__Direction__:
Pictures aside, write out every record exactly as it appears.

__Records to process__:
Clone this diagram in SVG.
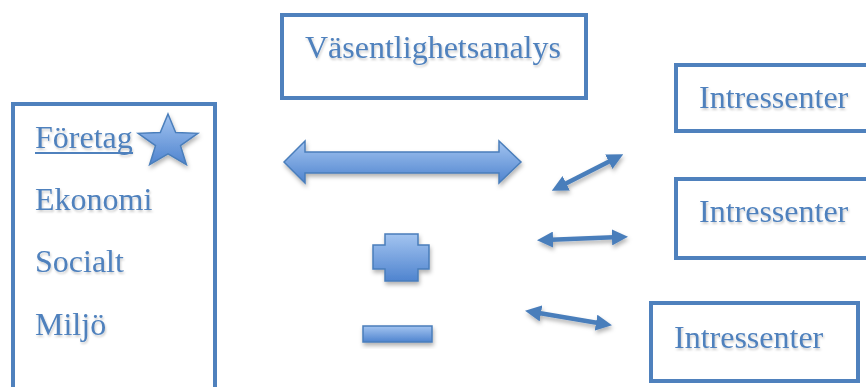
<svg xmlns="http://www.w3.org/2000/svg" width="866" height="387" viewBox="0 0 866 387">
<defs>
<style>
.box{fill:#fff;stroke:#4F81BD;stroke-width:4}
.t{font-family:"Liberation Serif","Times New Roman",serif;font-size:32px;fill:#4F81BD;filter:url(#ts)}
.shape{fill:url(#g);stroke:#4A7EBB;stroke-width:1.5;filter:url(#sh)}
.conn{stroke:#4A7EBB;stroke-width:4.5;fill:none;marker-start:url(#ah);marker-end:url(#ah)}
</style>
<linearGradient id="g" x1="0" y1="0" x2="0" y2="1">
<stop offset="0" stop-color="#A3C4F0"/>
<stop offset="1" stop-color="#4F84CF"/>
</linearGradient>
<filter id="sh" x="-20%" y="-30%" width="140%" height="170%">
<feDropShadow dx="1" dy="3" stdDeviation="2" flood-color="#000" flood-opacity="0.3"/>
</filter>
<filter id="lsh" filterUnits="userSpaceOnUse" x="0" y="0" width="866" height="387">
<feDropShadow dx="1" dy="3" stdDeviation="2" flood-color="#000" flood-opacity="0.3"/>
</filter>
<filter id="ts" x="-5%" y="-20%" width="110%" height="150%">
<feDropShadow dx="1" dy="2" stdDeviation="1" flood-color="#000" flood-opacity="0.2"/>
</filter>
<marker id="ah" viewBox="0 0 10 10" refX="5" refY="5" markerWidth="3.6" markerHeight="3.6" orient="auto-start-reverse" markerUnits="strokeWidth">
<path d="M0,0 L10,5 L0,10 Z" fill="#4A7EBB"/>
</marker>
</defs>

<g id="analys">
<rect class="box" x="282" y="15" width="304" height="83"/>
<text class="t" x="305" y="58">Väsentlighetsanalys</text>
</g>

<g id="foretag">
<rect class="box" x="13" y="104" width="202" height="300"/>
<text class="t" x="35" y="148">Företag</text>
<line x1="35" y1="153" x2="133" y2="153" stroke="#4F81BD" stroke-width="2"/>
<polygon class="shape" points="168,114 175.7,132.5 197.8,133.3 180.5,145.6 186.4,164.7 168,153.8 149.6,164.7 155.5,145.6 138.2,133.3 160.3,132.5"/>
<text class="t" x="35" y="210">Ekonomi</text>
<text class="t" x="35" y="272">Socialt</text>
<text class="t" x="35" y="335">Miljö</text>
</g>

<g id="intressent1">
<rect class="box" x="676" y="65" width="200" height="66"/>
<text class="t" x="699" y="108">Intressenter</text>
</g>
<g id="intressent2">
<rect class="box" x="676" y="179" width="200" height="79"/>
<text class="t" x="699" y="222">Intressenter</text>
</g>
<g id="intressent3">
<rect class="box" x="651" y="303" width="207" height="78"/>
<text class="t" x="674" y="348">Intressenter</text>
</g>

<g id="plus">
<path class="shape" d="M385,234 H418 V245 H429 V269 H418 V281 H385 V269 H373 V245 H385 Z"/>
</g>
<g id="minus">
<rect class="shape" x="363" y="326" width="69" height="16"/>
</g>

<g id="connectors">
<path class="shape" d="M284,162 L305,141 V152 H499 V141 L521,162 L499,183 V173 H305 V183 Z"/>
<g filter="url(#lsh)">
<line class="conn" x1="559" y1="187" x2="616" y2="158"/>
<line class="conn" x1="545" y1="240" x2="620" y2="237"/>
<line class="conn" x1="533" y1="312" x2="604" y2="324"/>
</g>
</g>
</svg>
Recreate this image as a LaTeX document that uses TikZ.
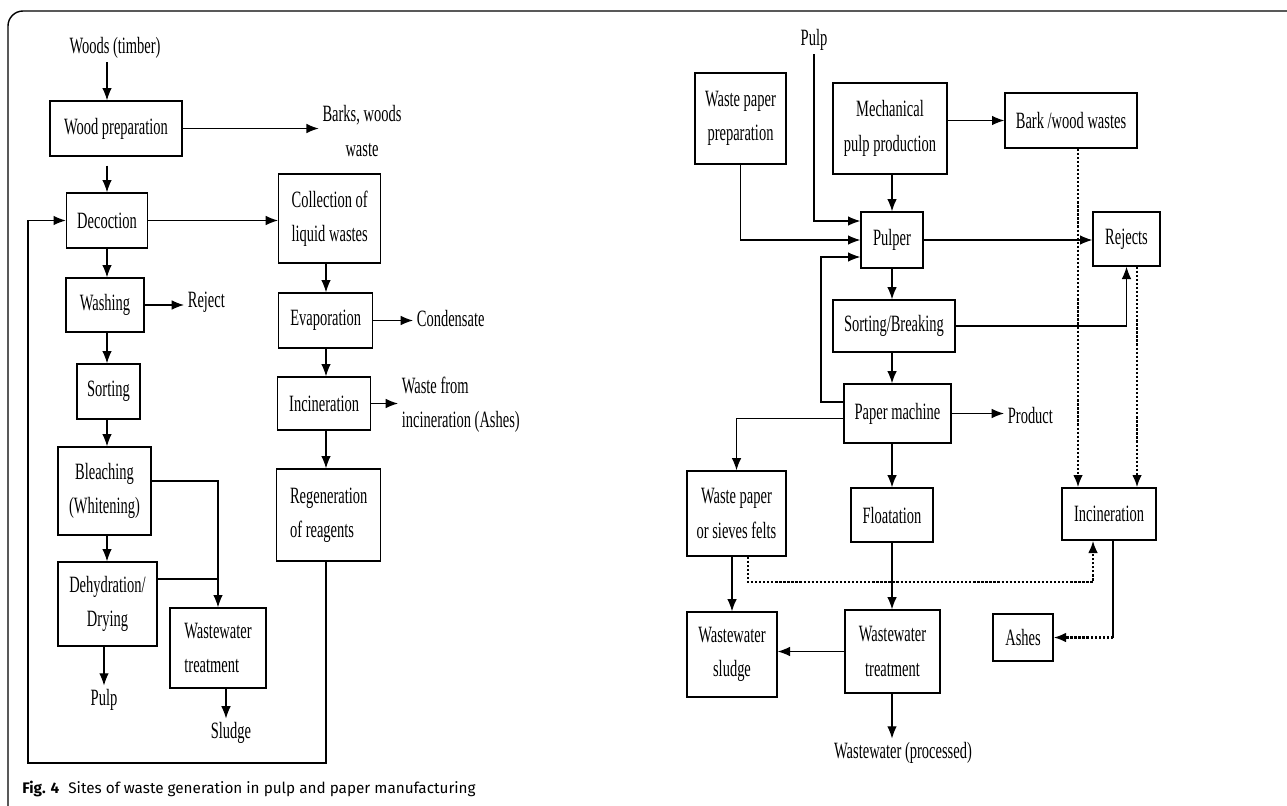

__The output__:
Clone this diagram in SVG.
<svg xmlns="http://www.w3.org/2000/svg" width="866" height="387" viewBox="0 0 866 387">
<defs>
<style>
.box{fill:#fff;stroke:#4F81BD;stroke-width:4}
.t{font-family:"Liberation Serif","Times New Roman",serif;font-size:32px;fill:#4F81BD;filter:url(#ts)}
.shape{fill:url(#g);stroke:#4A7EBB;stroke-width:1.5;filter:url(#sh)}
.conn{stroke:#4A7EBB;stroke-width:4.5;fill:none;marker-start:url(#ah);marker-end:url(#ah)}
</style>
<linearGradient id="g" x1="0" y1="0" x2="0" y2="1">
<stop offset="0" stop-color="#A3C4F0"/>
<stop offset="1" stop-color="#4F84CF"/>
</linearGradient>
<filter id="sh" x="-20%" y="-30%" width="140%" height="170%">
<feDropShadow dx="1" dy="3" stdDeviation="2" flood-color="#000" flood-opacity="0.3"/>
</filter>
<filter id="lsh" filterUnits="userSpaceOnUse" x="0" y="0" width="866" height="387">
<feDropShadow dx="1" dy="3" stdDeviation="2" flood-color="#000" flood-opacity="0.3"/>
</filter>
<filter id="ts" x="-5%" y="-20%" width="110%" height="150%">
<feDropShadow dx="1" dy="2" stdDeviation="1" flood-color="#000" flood-opacity="0.2"/>
</filter>
<marker id="ah" viewBox="0 0 10 10" refX="5" refY="5" markerWidth="3.6" markerHeight="3.6" orient="auto-start-reverse" markerUnits="strokeWidth">
<path d="M0,0 L10,5 L0,10 Z" fill="#4A7EBB"/>
</marker>
</defs>

<g id="analys">
<rect class="box" x="282" y="15" width="304" height="83"/>
<text class="t" x="305" y="58">Väsentlighetsanalys</text>
</g>

<g id="foretag">
<rect class="box" x="13" y="104" width="202" height="300"/>
<text class="t" x="35" y="148">Företag</text>
<line x1="35" y1="153" x2="133" y2="153" stroke="#4F81BD" stroke-width="2"/>
<polygon class="shape" points="168,114 175.7,132.5 197.8,133.3 180.5,145.6 186.4,164.7 168,153.8 149.6,164.7 155.5,145.6 138.2,133.3 160.3,132.5"/>
<text class="t" x="35" y="210">Ekonomi</text>
<text class="t" x="35" y="272">Socialt</text>
<text class="t" x="35" y="335">Miljö</text>
</g>

<g id="intressent1">
<rect class="box" x="676" y="65" width="200" height="66"/>
<text class="t" x="699" y="108">Intressenter</text>
</g>
<g id="intressent2">
<rect class="box" x="676" y="179" width="200" height="79"/>
<text class="t" x="699" y="222">Intressenter</text>
</g>
<g id="intressent3">
<rect class="box" x="651" y="303" width="207" height="78"/>
<text class="t" x="674" y="348">Intressenter</text>
</g>

<g id="plus">
<path class="shape" d="M385,234 H418 V245 H429 V269 H418 V281 H385 V269 H373 V245 H385 Z"/>
</g>
<g id="minus">
<rect class="shape" x="363" y="326" width="69" height="16"/>
</g>

<g id="connectors">
<path class="shape" d="M284,162 L305,141 V152 H499 V141 L521,162 L499,183 V173 H305 V183 Z"/>
<g filter="url(#lsh)">
<line class="conn" x1="559" y1="187" x2="616" y2="158"/>
<line class="conn" x1="545" y1="240" x2="620" y2="237"/>
<line class="conn" x1="533" y1="312" x2="604" y2="324"/>
</g>
</g>
</svg>
Recreate this image as a LaTeX document that uses TikZ.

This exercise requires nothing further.